Like so many others I talked to during the watch party, Freedom says she was attracted to Loomer’s brash style. “She doesn’t sugar-coat it. She speaks from the heart. She speaks what I want to hear, which is we got to clean up our country. We got to get all these … I mean this is not … all of these people … this is not what we grew up in … this is not what we signed up for. She’s the one who’s going to change it.”


By 8:30 p.m., however, it's apparent that Loomer won’t be the one to change it. At least not this election cycle. Shortly after the race is called for Webster, Loomer’s campaign staff directs partygoers into a larger room that’s set up with a podium and a “Loomer for Congress” backdrop for her end-of-campaign speech.

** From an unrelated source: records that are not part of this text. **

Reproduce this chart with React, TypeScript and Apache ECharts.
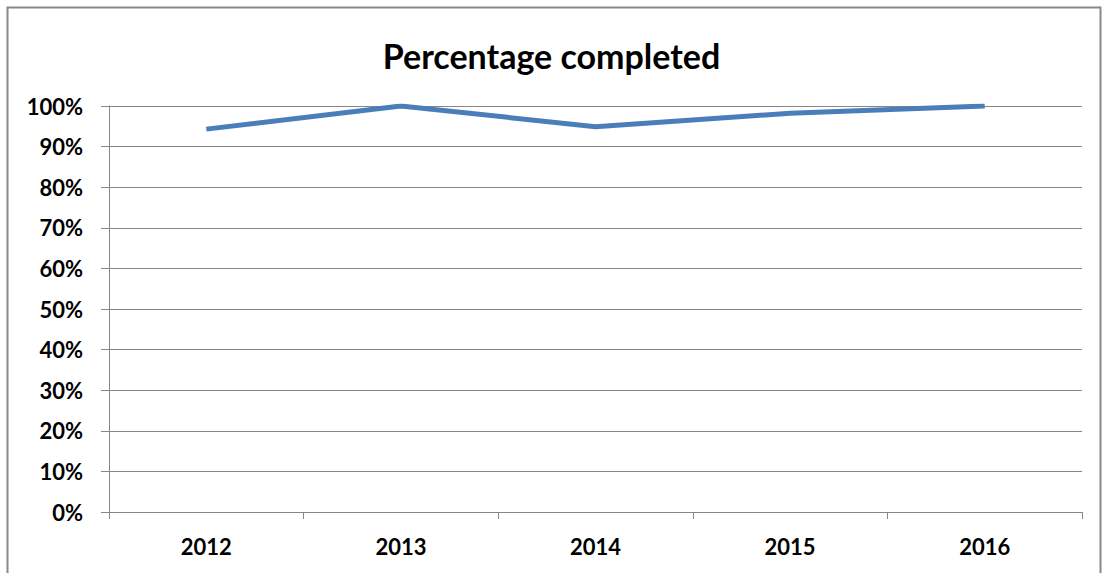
import React, { useEffect, useRef } from "react";
import * as echarts from "echarts";

const years = ["2012", "2013", "2014", "2015", "2016"];
const completed = [0.943, 1.0, 0.949, 0.982, 1.0];
const titleText = "Percentage completed";

export default function App() {
  const ref = useRef<HTMLDivElement>(null);
  useEffect(() => {
    if (!ref.current) return;
    const chart = echarts.init(ref.current, null, { renderer: "svg" });
    const grey = "#868686";
    chart.setOption({
      animation: false,
      backgroundColor: "#ffffff",
      title: {
        text: titleText,
        left: "center",
        top: 33,
        textStyle: { fontFamily: "Lato", fontWeight: "bold", fontSize: 34, color: "#000" },
      },
      graphic: [
        {
          type: "rect",
          shape: { x: 7.5, y: 7.5, width: 1093, height: 600 },
          style: { fill: "none", stroke: "#888", lineWidth: 2 },
          silent: true,
        },
      ],
      grid: { left: 109, right: 21, top: 106, bottom: 61 },
      xAxis: {
        type: "category",
        data: years,
        boundaryGap: true,
        axisLine: { lineStyle: { color: grey, width: 1 } },
        axisTick: { show: true, length: 7, lineStyle: { color: grey } },
        axisLabel: {
          margin: 23,
          fontFamily: "Lato",
          fontWeight: "bold",
          fontSize: 22,
          color: "#000",
        },
      },
      yAxis: {
        type: "value",
        min: 0,
        max: 1,
        interval: 0.1,
        axisLine: { show: true, lineStyle: { color: grey, width: 1 } },
        axisTick: { show: true, length: 8, lineStyle: { color: grey } },
        splitLine: { lineStyle: { color: grey, width: 1 } },
        axisLabel: {
          margin: 26,
          fontFamily: "Lato",
          fontWeight: "bold",
          fontSize: 22,
          color: "#000",
          formatter: (v: number) => Math.round(v * 100) + "%",
        },
      },
      series: [
        {
          type: "line",
          data: completed,
          symbol: "none",
          lineStyle: { color: "#4A7EBB", width: 5 },
        },
      ],
    });
    return () => chart.dispose();
  }, []);
  return (
    <div
      ref={ref}
      style={{ position: "absolute", left: 0, top: 0, width: 1103, height: 573 }}
    />
  );
}
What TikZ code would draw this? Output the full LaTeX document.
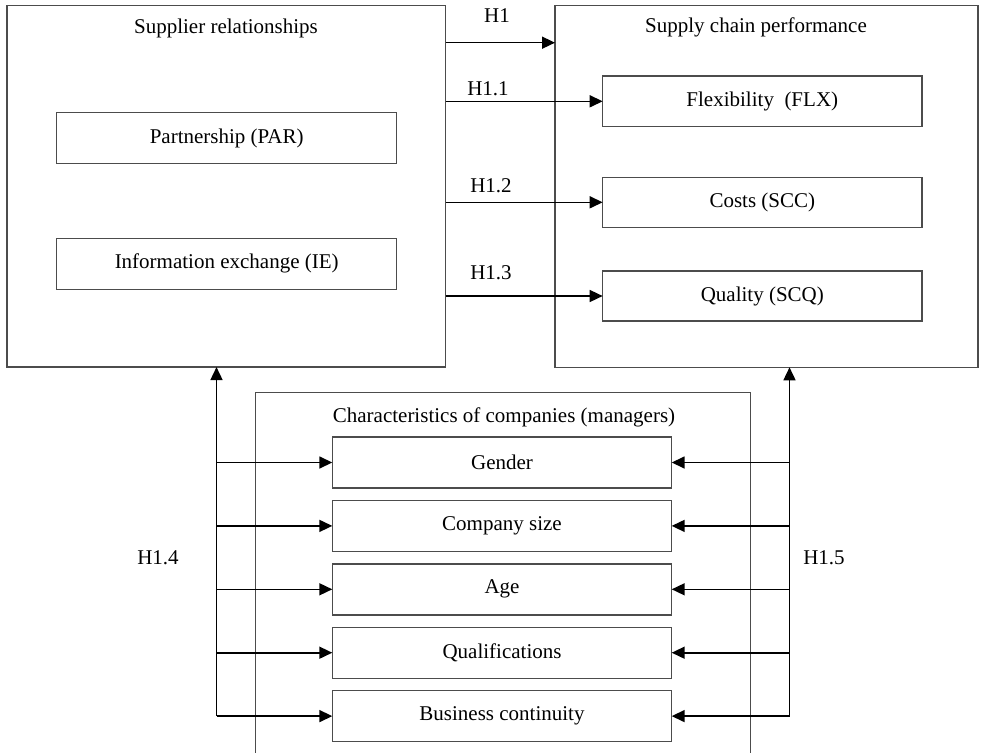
\documentclass[tikz,border=0pt]{standalone}
\usepackage{fontspec}
\setmainfont{Liberation Serif}
\usetikzlibrary{arrows.meta}
\begin{document}
\begin{tikzpicture}[x=1pt,y=-1pt,
  every node/.style={font=\fontsize{21}{26}\selectfont, inner sep=0pt, outer sep=0pt},
  bigbox/.style={draw=black!70, line width=1.5pt, rectangle},
  itembox/.style={draw=black!70, line width=1.4pt, rectangle, minimum width=339.4pt, minimum height=51pt},
  lbl/.style={},
  conn/.style={draw=black, line width=1.6pt, -{Triangle[length=13pt,width=12pt]}},
]
\useasboundingbox (0,0) rectangle (984,752);
\clip (0,0) rectangle (984,752);
\fill[white] (0,0) rectangle (984,752);

% big boxes
\node[bigbox, minimum width=438.5pt, minimum height=361.5pt] (sr) at (226.3,186.3) {};
\node[lbl] (srt) at (226,28) {Supplier relationships};
\node[bigbox, minimum width=423pt, minimum height=361.6pt] (scp) at (766.5,186.5) {};
\node[lbl] (scpt) at (756,27) {Supply chain performance};

% left inner boxes
\node[itembox, minimum width=340pt, minimum height=50.6pt] (par) at (226.7,138) {Partnership (PAR)};
\node[itembox, minimum width=340pt, minimum height=51pt] (ie) at (226.7,263.8) {Information exchange (IE)};

% right inner boxes
\node[itembox, minimum width=319.3pt, minimum height=50.7pt] (flx) at (762.3,101.3) {Flexibility\ \ (FLX)};
\node[itembox, minimum width=319.3pt, minimum height=50pt] (scc) at (762.3,202.3) {Costs (SCC)};
\node[itembox, minimum width=319.3pt, minimum height=50pt] (scq) at (762.3,296) {Quality (SCQ)};

% H1 arrows
\coordinate (h1s) at (445.5,42.7);
\draw[conn] (h1s) -- (h1s -| scp.west);
\node[lbl] (h1) at (497,16) {H1};
\draw[conn] (sr.east |- flx.west) -- (flx.west);
\node[lbl] (h11) at (488,89) {H1.1};
\draw[conn] (sr.east |- scc.west) -- (scc.west);
\node[lbl] (h12) at (491,186) {H1.2};
\draw[conn] (sr.east |- scq.west) -- (scq.west);
\node[lbl] (h13) at (491,272.5) {H1.3};

% characteristics box (open at bottom, clipped)
\node[bigbox, minimum width=495pt, minimum height=400pt, anchor=north west] (chr) at (255.7,392.7) {};
\node[lbl] (chrt) at (504,417.5) {Characteristics of companies (managers)};

\node[itembox] (gen) at (502,462.5) {Gender};
\node[itembox] (csz) at (502,525.9) {Company size};
\node[itembox] (age) at (502,589.3) {Age};
\node[itembox] (qua) at (502,652.7) {Qualifications};
\node[itembox] (bus) at (502,716.1) {Business continuity};

% verticals (H1.4, H1.5)
\coordinate (lb) at (216.5,716.1);
\coordinate (rb) at (789.5,716.1);
\draw[conn] (lb) -- (lb |- sr.south);
\draw[conn] (rb) -- (rb |- scp.south);
\foreach \n in {gen,csz,age,qua,bus} {
  \draw[conn] (lb |- \n.west) -- (\n.west);
  \draw[conn] (rb |- \n.east) -- (\n.east);
}
\node[lbl] (h14) at (158,558) {H1.4};
\node[lbl] (h15) at (824,558) {H1.5};
\end{tikzpicture}
\end{document}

In black leggings and top and a bright yellow jacket — her “canary in the coal mine” blazer, worn, she says, to warn about the dangers facing America — a sometimes teary Loomer thanks her staff then says, “I’m not conceding.”


[Refusing to concede has become the go-to move among MAGA candidates who lose their primaries this year.]

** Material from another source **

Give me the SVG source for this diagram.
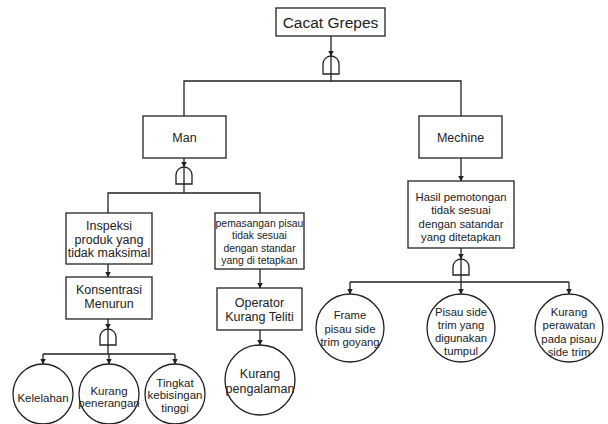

“I’m not conceding because I’m a winner, and the reality is our Republican party is broken to its core," she says. "We are winners, and we are smart enough in this room, and we patriots together are wise enough and patriotic enough to recognize that this isn’t about Republican versus Democrat anymore. This is war. It’s us, the American people, against the crooked establishment ‘mono- party.’ This is a victory in my eyes because what this campaign has done, here in Florida’s 11th District, and what we have done tonight, has really honestly shocked the nation. We have further exposed the corruption within our own feckless, cowardly Republican Party.”


Loomer riffs for a while on themes from her stump speech: election fraud, social media bans. She mentions she's filed a $10 billion RICO suit against Facebook and Twitter. She promises her supporters she isn't done and that she will keep fighting “because we have inspired so many people.”


The crowd shouts, “LAURA! LAURA! LAURA! LAURA!”


She stands a moment to let the final waves of adulation wash over her. Then she walks offstage and into a back room, surrounded by staff.